Please find following a rough, and incomplete, draft of the proposal written in BIP form. If the community finds this approach conceptually sound, this BIP will be completed to a high-standard and hopefully be considered to be used for the activation of Taproot.

Lovely Regards,

  BIP: scheduled-activation-delay
  Title: Scheduled Activation with Potential Miner-Signaled Delay
  Author: Efaula Prafbodous
  Created: 2021-02-26
  License: BSD-3-Clause


This document specifies an alternative to [[bip-0008.mediawiki|BIP8]], where the signalling intention is inverted, and the activation may be delayed a limited number of times, or postponed (and ultimately fail deployment).

Unlike previous proposals, where miners signaled that they are '''ready''' for the consensus change.  This proposal has miners signal that they are '''not-ready''', and proceeds with the upgrade in the default case.

The core assumption within this proposal is that it is far easier and faster for a miner to adjust the signaling within the blocks they produce, than to certify and validate new software that enforces advanced new consensus rules.  Hence, miners will quickly signal they are '''not-ready''', and once upgraded; they will remove this signal; allowing the upgrade to proceed.

The authors of this proposal suggest this is more appropriate, as it directly focuses on the core issue: allowing miners to delay the activation of new consensus rules until they have solved their technological and validation issues.

The key words "MUST", "MUST NOT", "REQUIRED", "SHALL", "SHALL NOT", "SHOULD", "SHOULD NOT", "RECOMMENDED", "MAY", and "OPTIONAL" in this document are to be interpreted as described in RFC 2119.


Flag-day activations are the simplest way to introduce consensus changes to the Bitcoin Network.
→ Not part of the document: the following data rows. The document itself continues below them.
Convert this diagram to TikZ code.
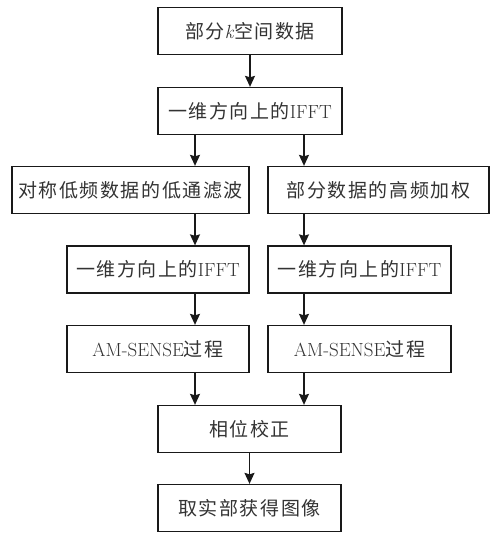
\documentclass[tikz,border=0pt]{standalone}
\usepackage{fontspec}
\newfontfamily\cjk{Noto Sans CJK SC}[Scale=1.0,LetterSpace=8]
\usetikzlibrary{arrows.meta}
\begin{document}
\begin{tikzpicture}[x=1pt,y=-1pt,
  box/.style={draw=black!90, line width=1.3pt, rectangle, inner sep=0pt,
    minimum height=47pt, font=\fontsize{19}{22}\selectfont, text=black!80},
  arr/.style={line width=1.3pt, draw=black!90, -{Stealth[length=11pt,width=10pt,inset=1.5pt]}}]
\useasboundingbox (0,0) rectangle (498,533);
\node[box, minimum width=184pt] (b1) at (250,31) {{\cjk 部分}\textit{k}{\cjk 空间数据}};
\node[box, minimum width=184pt] (b2) at (250,111) {{\cjk 一维方向上的}IFFT};
\node[box, minimum width=237pt] (b3l) at (130.5,190) {\cjk 对称低频数据的低通滤波};
\node[box, minimum width=221pt] (b3r) at (378.5,190) {\cjk 部分数据的高频加权};
\node[box, minimum width=182pt] (b4l) at (158,269.5) {{\cjk 一维方向上的}IFFT};
\node[box, minimum width=183pt] (b4r) at (359.5,269.5) {{\cjk 一维方向上的}IFFT};
\node[box, minimum width=182pt] (b5l) at (158,349) {AM-SENSE{\cjk 过程}};
\node[box, minimum width=183pt] (b5r) at (359.5,349) {AM-SENSE{\cjk 过程}};
\node[box, minimum width=183pt] (b6) at (249.5,429) {\cjk 相位校正};
\node[box, minimum width=183pt] (b7) at (249.5,508) {\cjk 取实部获得图像};
\coordinate (xl) at (195,0);
\coordinate (xr) at (304,0);
\draw[arr] (b1.south) -- (b2.north);
\draw[arr] (b2.south -| xl) -- (b3l.north -| xl);
\draw[arr] (b2.south -| xr) -- (b3r.north -| xr);
\draw[arr] (b3l.south -| xl) -- (b4l.north -| xl);
\draw[arr] (b3r.south -| xr) -- (b4r.north -| xr);
\draw[arr] (b4l.south -| xl) -- (b5l.north -| xl);
\draw[arr] (b4r.south -| xr) -- (b5r.north -| xr);
\draw[arr] (b5l.south -| xl) -- (b6.north -| xl);
\draw[arr] (b5r.south -| xr) -- (b6.north -| xr);
\draw[arr] (b6.south) -- (b7.north);
\end{tikzpicture}
\end{document}
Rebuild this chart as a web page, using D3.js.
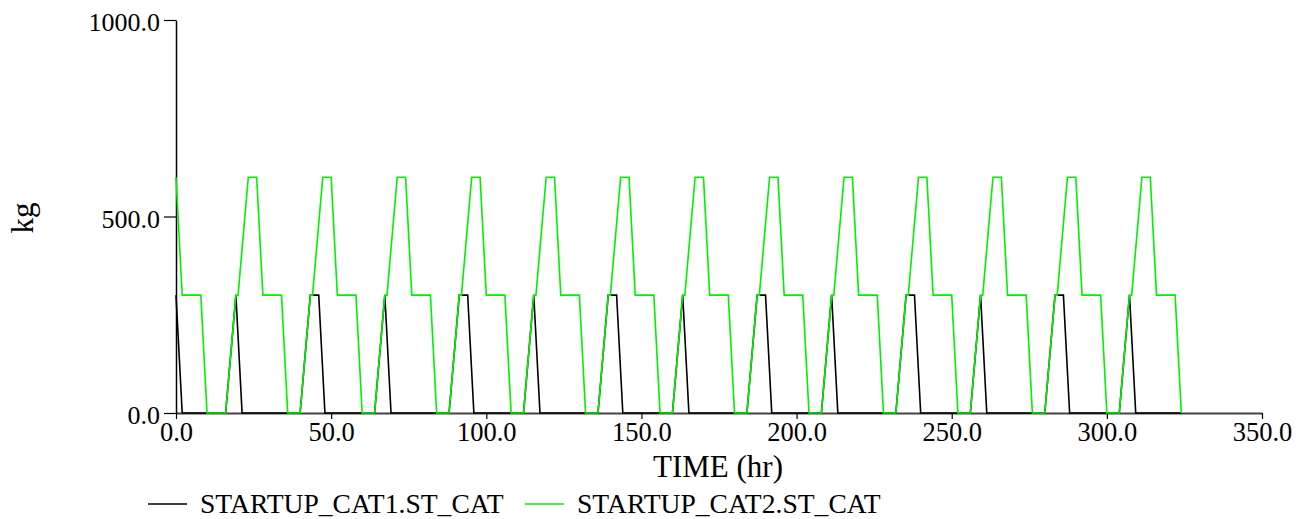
<!DOCTYPE html>
<html>
<head>
<meta charset="utf-8">
<script src="https://cdn.jsdelivr.net/npm/d3@7"></script>
<style>
  html, body { margin: 0; padding: 0; background: #fff; }
  svg { display: block; }
  svg text { font-family: "Liberation Serif", "Times New Roman", Times, "DejaVu Serif", serif !important; fill: #000; }
</style>
</head>
<body>
<div id="chart"></div>
<script>
// Series data: [TIME (hr), kg]
const cat1 = [
  [0, 300], [2, 0], [16, 0], [19.3, 300], [21.3, 0],
  [40, 0], [43.3, 300], [46, 300], [48, 0],
  [64, 0], [67.3, 300], [69.3, 0],
  [88, 0], [91.3, 300], [94, 300], [96, 0],
  [112, 0], [115.3, 300], [117.3, 0],
  [136, 0], [139.3, 300], [142, 300], [144, 0],
  [160, 0], [163.3, 300], [165.3, 0],
  [184, 0], [187.3, 300], [190, 300], [192, 0],
  [208, 0], [211.3, 300], [213.3, 0],
  [232, 0], [235.3, 300], [238, 300], [240, 0],
  [256, 0], [259.3, 300], [261.3, 0],
  [280, 0], [283.3, 300], [286, 300], [288, 0],
  [304, 0], [307.3, 300], [309.3, 0],
  [324, 0]
];

const cat2 = [
  [0, 600], [2, 300], [8, 300], [10, 0], [16, 0],
  [19.3, 300], [20, 300], [23.3, 600], [26, 600], [28, 300], [34, 300], [36, 0], [40, 0],
  [43.3, 300], [44, 300], [47.3, 600], [50, 600], [52, 300], [58, 300], [60, 0], [64, 0],
  [67.3, 300], [68, 300], [71.3, 600], [74, 600], [76, 300], [82, 300], [84, 0], [88, 0],
  [91.3, 300], [92, 300], [95.3, 600], [98, 600], [100, 300], [106, 300], [108, 0], [112, 0],
  [115.3, 300], [116, 300], [119.3, 600], [122, 600], [124, 300], [130, 300], [132, 0], [136, 0],
  [139.3, 300], [140, 300], [143.3, 600], [146, 600], [148, 300], [154, 300], [156, 0], [160, 0],
  [163.3, 300], [164, 300], [167.3, 600], [170, 600], [172, 300], [178, 300], [180, 0], [184, 0],
  [187.3, 300], [188, 300], [191.3, 600], [194, 600], [196, 300], [202, 300], [204, 0], [208, 0],
  [211.3, 300], [212, 300], [215.3, 600], [218, 600], [220, 300], [226, 300], [228, 0], [232, 0],
  [235.3, 300], [236, 300], [239.3, 600], [242, 600], [244, 300], [250, 300], [252, 0], [256, 0],
  [259.3, 300], [260, 300], [263.3, 600], [266, 600], [268, 300], [274, 300], [276, 0], [280, 0],
  [283.3, 300], [284, 300], [287.3, 600], [290, 600], [292, 300], [298, 300], [300, 0], [304, 0],
  [307.3, 300], [308, 300], [311.3, 600], [314, 600], [316, 300], [322, 300], [324, 0]
];

const seriesNames = ['STARTUP_CAT1.ST_CAT', 'STARTUP_CAT2.ST_CAT'];
const seriesColors = ['#000000', '#00f000'];
const xTicks = [0, 50, 100, 150, 200, 250, 300, 350];
const yTicks = [0, 500, 1000];
const xDomain = [0, 350];
const yDomain = [0, 1000];

const width = 1298;
const height = 519;
const margin = { top: 20, right: 36, bottom: 106, left: 176 };
const serif = '"Liberation Serif", "Times New Roman", Times, "DejaVu Serif", serif';

const svg = d3.select('#chart')
  .append('svg')
  .attr('width', width)
  .attr('height', height)
  .style('font-family', serif);

const x = d3.scaleLinear()
  .domain(xDomain)
  .range([margin.left, width - margin.right]);

const y = d3.scaleLinear()
  .domain(yDomain)
  .range([height - margin.bottom, margin.top]);

// X axis (grey line, ticks hanging down)
const xAxis = svg.append('g')
  .attr('transform', `translate(0,${y(0)})`)
  .call(d3.axisBottom(x)
    .tickValues(xTicks)
    .tickFormat(d3.format('.1f'))
    .tickSizeInner(6)
    .tickSizeOuter(0)
    .tickPadding(3));

xAxis.attr('font-family', null).attr('font-size', null);
xAxis.select('.domain').attr('stroke', '#444').attr('stroke-width', 2);
xAxis.selectAll('.tick line').attr('stroke', '#000').attr('stroke-width', 1.2);
xAxis.selectAll('.tick text')
  .style('font-family', serif)
  .style('font-size', '26.5px')
  .attr('fill', '#000');

// Y axis
const yAxis = svg.append('g')
  .attr('transform', `translate(${x(0)},0)`)
  .call(d3.axisLeft(y)
    .tickValues(yTicks)
    .tickFormat(d3.format('.1f'))
    .tickSizeInner(12)
    .tickSizeOuter(0)
    .tickPadding(4));

yAxis.attr('font-family', null).attr('font-size', null);
yAxis.select('.domain').attr('stroke', '#000').attr('stroke-width', 1.5);
yAxis.selectAll('.tick line').attr('stroke', '#000').attr('stroke-width', 1.2);
yAxis.selectAll('.tick text')
  .style('font-family', serif)
  .style('font-size', '26px')
  .attr('dy', '0.42em')
  .attr('fill', '#000');

// Axis titles
svg.append('text')
  .attr('x', 718)
  .attr('y', 477)
  .attr('text-anchor', 'middle')
  .style('font-size', '31px')
  .text('TIME (hr)');

svg.append('text')
  .attr('transform', 'translate(33,218) rotate(-90)')
  .attr('text-anchor', 'middle')
  .style('font-size', '31px')
  .text('kg');

// Lines
const line = d3.line()
  .x(d => x(d[0]))
  .y(d => y(d[1]));

[cat1, cat2].forEach((data, i) => {
  svg.append('path')
    .datum(data)
    .attr('fill', 'none')
    .attr('stroke', seriesColors[i])
    .attr('stroke-width', 1.6)
    .attr('stroke-linejoin', 'miter')
    .attr('d', line);
});

// Legend
const legendX = [148, 525];
const legend = svg.append('g').attr('class', 'legend');
seriesNames.forEach((name, i) => {
  legend.append('line')
    .attr('x1', legendX[i])
    .attr('x2', legendX[i] + 39)
    .attr('y1', 504)
    .attr('y2', 504)
    .attr('stroke', seriesColors[i])
    .attr('stroke-width', 1.6);
  legend.append('text')
    .attr('x', legendX[i] + 52)
    .attr('y', 513)
    .style('font-size', '27.6px')
    .text(name);
});
</script>
</body>
</html>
However, without overwhelming miner support, a flag-day activation can cause a damaging chain split to occur.

Since [[bip-0016.mediawiki|BIP16]], the Bitcoin Community has used miner-signaling (where miners place a specific flag in the blocks they produce) to trigger the activation of a consensus change. This has worked to assure that the network remains in good consensus throughout the activation period. However, in the case of [[bip-0141.mediawiki|BIP141]], this activation process of signaling '''readiness''' resulted in confusion between signaling readiness of the miner software; and signaling political support of the consensus change.

This lead to much drama; and a strong movement within the users to move back to using flag-day style activations.
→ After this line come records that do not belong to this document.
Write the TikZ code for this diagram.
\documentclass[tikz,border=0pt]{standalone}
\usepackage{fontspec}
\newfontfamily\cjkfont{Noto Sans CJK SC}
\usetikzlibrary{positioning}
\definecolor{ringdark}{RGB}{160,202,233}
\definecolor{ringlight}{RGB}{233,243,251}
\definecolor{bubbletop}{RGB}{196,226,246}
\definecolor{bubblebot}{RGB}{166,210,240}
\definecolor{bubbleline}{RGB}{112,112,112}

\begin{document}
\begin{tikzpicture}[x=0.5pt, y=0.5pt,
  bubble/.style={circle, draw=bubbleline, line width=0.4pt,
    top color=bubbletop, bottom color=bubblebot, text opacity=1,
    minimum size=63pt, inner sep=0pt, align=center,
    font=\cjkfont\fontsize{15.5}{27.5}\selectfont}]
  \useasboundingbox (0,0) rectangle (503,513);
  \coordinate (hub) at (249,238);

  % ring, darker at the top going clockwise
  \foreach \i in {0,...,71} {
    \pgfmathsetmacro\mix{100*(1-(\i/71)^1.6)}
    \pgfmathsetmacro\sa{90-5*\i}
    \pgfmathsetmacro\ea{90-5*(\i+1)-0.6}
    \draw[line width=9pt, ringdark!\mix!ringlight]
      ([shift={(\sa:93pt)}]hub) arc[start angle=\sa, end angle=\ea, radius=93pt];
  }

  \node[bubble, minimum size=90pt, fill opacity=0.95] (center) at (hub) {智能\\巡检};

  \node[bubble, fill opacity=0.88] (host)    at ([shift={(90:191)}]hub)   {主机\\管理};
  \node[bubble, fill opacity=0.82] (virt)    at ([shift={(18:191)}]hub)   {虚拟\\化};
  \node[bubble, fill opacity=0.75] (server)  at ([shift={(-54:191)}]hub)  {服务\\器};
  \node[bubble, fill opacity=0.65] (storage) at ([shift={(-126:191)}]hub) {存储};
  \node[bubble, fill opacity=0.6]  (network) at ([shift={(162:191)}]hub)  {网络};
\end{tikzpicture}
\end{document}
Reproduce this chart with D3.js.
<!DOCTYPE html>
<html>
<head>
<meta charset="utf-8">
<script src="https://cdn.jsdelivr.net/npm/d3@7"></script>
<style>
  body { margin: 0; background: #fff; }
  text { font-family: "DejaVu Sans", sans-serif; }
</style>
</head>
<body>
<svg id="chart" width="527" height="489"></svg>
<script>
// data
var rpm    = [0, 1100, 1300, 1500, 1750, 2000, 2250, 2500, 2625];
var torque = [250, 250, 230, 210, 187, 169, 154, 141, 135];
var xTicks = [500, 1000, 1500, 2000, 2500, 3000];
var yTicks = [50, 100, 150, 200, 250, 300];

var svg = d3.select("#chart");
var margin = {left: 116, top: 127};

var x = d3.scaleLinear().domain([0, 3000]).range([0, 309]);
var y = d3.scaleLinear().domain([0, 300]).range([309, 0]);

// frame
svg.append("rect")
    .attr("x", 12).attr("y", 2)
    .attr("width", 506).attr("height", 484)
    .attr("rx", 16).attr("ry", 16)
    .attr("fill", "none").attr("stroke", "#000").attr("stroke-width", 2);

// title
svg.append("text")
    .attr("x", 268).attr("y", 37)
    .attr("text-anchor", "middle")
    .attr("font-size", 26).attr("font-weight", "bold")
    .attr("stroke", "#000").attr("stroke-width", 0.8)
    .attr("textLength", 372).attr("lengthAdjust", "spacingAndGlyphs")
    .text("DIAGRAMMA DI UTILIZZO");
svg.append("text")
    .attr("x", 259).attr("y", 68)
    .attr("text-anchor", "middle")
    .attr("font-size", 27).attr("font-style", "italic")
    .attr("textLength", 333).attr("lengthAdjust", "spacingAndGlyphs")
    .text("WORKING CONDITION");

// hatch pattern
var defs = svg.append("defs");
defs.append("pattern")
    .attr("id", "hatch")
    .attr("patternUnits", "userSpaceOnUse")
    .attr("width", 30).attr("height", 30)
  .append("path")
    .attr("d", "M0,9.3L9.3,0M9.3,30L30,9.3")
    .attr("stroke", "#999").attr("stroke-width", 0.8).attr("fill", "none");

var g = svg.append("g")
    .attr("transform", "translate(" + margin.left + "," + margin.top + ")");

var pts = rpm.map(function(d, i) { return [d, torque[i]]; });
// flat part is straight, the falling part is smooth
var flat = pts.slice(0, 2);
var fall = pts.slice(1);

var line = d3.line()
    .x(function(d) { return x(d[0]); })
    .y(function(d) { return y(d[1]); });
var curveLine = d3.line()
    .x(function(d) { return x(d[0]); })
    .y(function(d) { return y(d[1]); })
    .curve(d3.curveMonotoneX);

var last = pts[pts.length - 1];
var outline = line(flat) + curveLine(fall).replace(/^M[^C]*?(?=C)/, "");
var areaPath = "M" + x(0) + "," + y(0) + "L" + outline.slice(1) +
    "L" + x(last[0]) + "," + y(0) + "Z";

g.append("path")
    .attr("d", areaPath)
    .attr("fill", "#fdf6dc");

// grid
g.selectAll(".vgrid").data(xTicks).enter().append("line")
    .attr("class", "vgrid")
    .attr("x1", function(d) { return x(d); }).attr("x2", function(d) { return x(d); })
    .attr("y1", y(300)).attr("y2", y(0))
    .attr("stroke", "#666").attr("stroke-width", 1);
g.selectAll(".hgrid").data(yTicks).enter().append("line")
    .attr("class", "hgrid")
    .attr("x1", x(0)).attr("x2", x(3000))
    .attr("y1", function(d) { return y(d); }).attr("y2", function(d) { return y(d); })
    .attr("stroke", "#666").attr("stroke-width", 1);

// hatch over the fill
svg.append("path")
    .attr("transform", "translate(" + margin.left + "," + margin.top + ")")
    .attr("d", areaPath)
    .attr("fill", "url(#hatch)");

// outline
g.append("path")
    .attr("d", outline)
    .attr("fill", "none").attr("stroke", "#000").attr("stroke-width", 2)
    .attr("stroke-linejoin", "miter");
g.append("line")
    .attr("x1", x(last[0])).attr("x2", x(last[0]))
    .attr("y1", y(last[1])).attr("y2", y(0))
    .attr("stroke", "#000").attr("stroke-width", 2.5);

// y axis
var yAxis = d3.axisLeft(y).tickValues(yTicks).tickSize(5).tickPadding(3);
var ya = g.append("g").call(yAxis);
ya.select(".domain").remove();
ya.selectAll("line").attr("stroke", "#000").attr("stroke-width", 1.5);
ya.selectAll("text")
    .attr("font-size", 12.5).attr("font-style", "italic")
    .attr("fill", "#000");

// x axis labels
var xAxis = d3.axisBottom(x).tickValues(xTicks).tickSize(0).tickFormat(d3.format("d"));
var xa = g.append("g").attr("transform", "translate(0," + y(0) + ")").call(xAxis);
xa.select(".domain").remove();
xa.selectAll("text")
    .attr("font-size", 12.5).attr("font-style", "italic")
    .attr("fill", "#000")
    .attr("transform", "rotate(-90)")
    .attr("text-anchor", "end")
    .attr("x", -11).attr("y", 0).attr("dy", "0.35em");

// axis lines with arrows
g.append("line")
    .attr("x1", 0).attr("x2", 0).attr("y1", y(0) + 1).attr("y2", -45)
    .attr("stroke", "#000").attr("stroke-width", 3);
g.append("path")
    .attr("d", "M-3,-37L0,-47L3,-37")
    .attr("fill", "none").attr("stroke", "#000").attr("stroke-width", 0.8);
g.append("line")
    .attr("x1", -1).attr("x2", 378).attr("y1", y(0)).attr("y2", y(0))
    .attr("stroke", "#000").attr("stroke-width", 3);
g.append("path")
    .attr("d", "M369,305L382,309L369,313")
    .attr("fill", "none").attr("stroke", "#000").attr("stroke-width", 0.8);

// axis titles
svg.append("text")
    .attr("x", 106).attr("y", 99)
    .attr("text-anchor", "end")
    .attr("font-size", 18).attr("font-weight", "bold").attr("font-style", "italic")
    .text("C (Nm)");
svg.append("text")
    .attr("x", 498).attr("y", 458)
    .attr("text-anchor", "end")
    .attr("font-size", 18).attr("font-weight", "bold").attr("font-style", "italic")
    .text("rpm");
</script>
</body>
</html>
In this proposal we address this issue by requiring miners to explicitly signal that they are '''not-ready''' for the proposed network upgrade. This removes a great amount of the political confusion, as the default behavior is now ambiguous:

# A miner chooses to enforce the new consensus rules.
# A miner may choose not to upgrade; and not enforce the new consensus rules. In a soft-fork this behavior is acceptable; except for the loss of funds and disruption caused by mining on-top of other invalid blocks without detection.

In the case of signaling '''not-ready''', the miner is simply referencing the technological reality of their lack-of-readiness. This allows the Bitcoin Community to focus on the miners who have signaled that they are not-yet-ready, and build support with them. Thus, helping the miners implement the technological aspects of this network upgrade.


This proposal uses 2016 block intervals; using the same set of intervals as used for difficulty adjustment calculations.

# The '''start_height''' should be 13 x 2016 block intervals (approximately six months) after the release of the software that implements this upgrade.
# The '''stop_height''' should be 26  x 2016 block intervals (approximately one year) after the '''start_height'''.


There will be exactly 26 intervals, to attempt activation:

'''LOCKED_IN''' becomes activated IF:
# Less than 126 blocks signal '''not-ready'''. In any interval. OR
# Less than 1008 blocks, but 126 or more blocks signal '''not-ready'''. For a total of 14 intervals.

'''FAILED''', i.e. activation failed IF:
# 1008 or more blocks signal '''not-ready'''. For a total of 13 intervals. AND
# 126 or more blocks signal '''not-ready'''. In all remaining intervals.

This document is dual licensed as BSD 3-clause, and Creative Commons CC0 1.0 Universal.